Vikings, la serie tv di History tra Storia e metafora dei nostri tempi: la rivoluzione si fa con la conoscenza (e poca violenza) – foto e video
Vikings, la serie tv di History, fa della Storia del popolo di conquistatori una metafora della voglia di cambiamento dei giorni nostri. Senza troppe scene di violenza o sesso.
Partiamo da una premessa: la nuova serie tv “Vikings” non ha nessuna pretesa educational, nonostante la mission del canale americano su cui viene trasmessa, History Channel, sia principalmente quella di fare cultura attraverso programmi attrattivi ma sempre precisi nelle ricostruzioni.

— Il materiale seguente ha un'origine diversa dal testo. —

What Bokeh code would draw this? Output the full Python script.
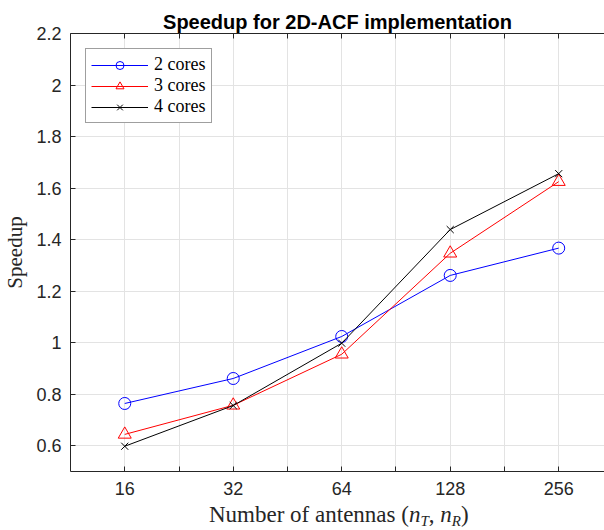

Lo show di Michael Hirst (“The Tudors”), seguendo questa linea, potrebbe deludere le aspettative di chi si aspettava l’ennesima serie tv tutta sangue e sesso: la direzione intrapresa dall’autore è ben diversa da quelle che ci hanno mostrato negli ultimi anni alcuni suoi colleghi, che hanno fatto delle scene splatter e di nudità a volte gratuite alcuni dei loro punti forti.
Sebbene “Vikings” non sia un telefilm pulito e casto, le scene di violenza assumono un significato preciso all’interno della storia, che vuole proporre al pubblico l’ascesa del leggendario leader vichingo Ragnar Lodbrok (interpretato dal modello Travis Fimmel) contro le idee conservatrici di Haraldson (Gabriel Byrne, “In Treatment”).
Ragnar vuole esplorare nuove terre, navigare acque che fino ad allora il suo popolo non ha conosciuto, trovarsi di fronte a nuove popolazioni. Ma la sua, oltre che una sete di conoscenza, è soprattutto una sete di potere: solo cercando nuove vie, pensa, potremmo arricchirci sulle spalle degli altri popoli, saccheggiandoli e facendo conoscere la nostra forza. La sua voglia di diventare capo del suo popolo s’intreccia al desiderio di conoscere nuove nozioni, come si nota dalla storyline del frate Athelstan (George Blagden), divenuto di proprietà di Ragnar ma non per schiavizzarlo, quanto per assorbirne il più possibile la sua cultura, tanto diversa quanto interessante.
Forma così una piccola flotta, composta da pochi amici fidati, tra cui il geniale ma stravagante Floki (Gustaf Skarsgård, fratello di Alexander), che gli costruisce una nave dalle forme nuove e più adatte a viaggiare su rotte diverse da quelle fino a quel momento conosciute, il fratello Rollo (Clive Standen) e la moglie Lagertha (Katheryn Winnick), una skjaldmær, ovvero una donna che ha scelto di combattere a fianco degli uomini, figura tipica della mitologia norrena.
Non basandosi su eccessive scene di sesso e violenza, “Vikings” non è da considerarsi un polpettone istruttivo da far sbadigliare, anzi: la scelta degli autori è stata quella di raccontare la Storia di un popolo attraverso la storia di un uomo, il protagonista, portavoce di un valore più che mai attuale: la voglia di cambiamento.
Ragnar ed i suoi costituiscono una metafora del mondo moderno, in evoluzione ed insofferente di fronte alla staticità di chi vuole preservare gli interessi di pochi ai danni di molti. I vichinghi di History sono pronti a sbattere in faccia ai potenti in crisi la loro mole di idee e nuove visioni del mondo: se nelle prime puntate dello show (in tutto nove per la prima stagione, che in America stanno ottenendo buoni ascolti, sempre superiori ai quattro milioni di persone) lo scontro tra Ragnar ed Haraldson è solo accennato ed espresso a colpi di parole e piccoli gesti, bastano queste poche scene a contenere tutto il senso della serie tv.
E’ questo scontro di visioni a fare la vera forza di “Vikings”, che trova la sua svolta rispetto alle altre serie epiche nel proporre una sfida più di testa che di corpo, dove oltre alle spade si deve saper sfruttare bene anche l’intuito e la strategia. Capiamo ora come mai il network rifiutò “The Kennedys”, che era stato realizzato per History e poi trasmesso su ReelzChannel: la Storia, per appassionare, non deve essere per forza scandalosa.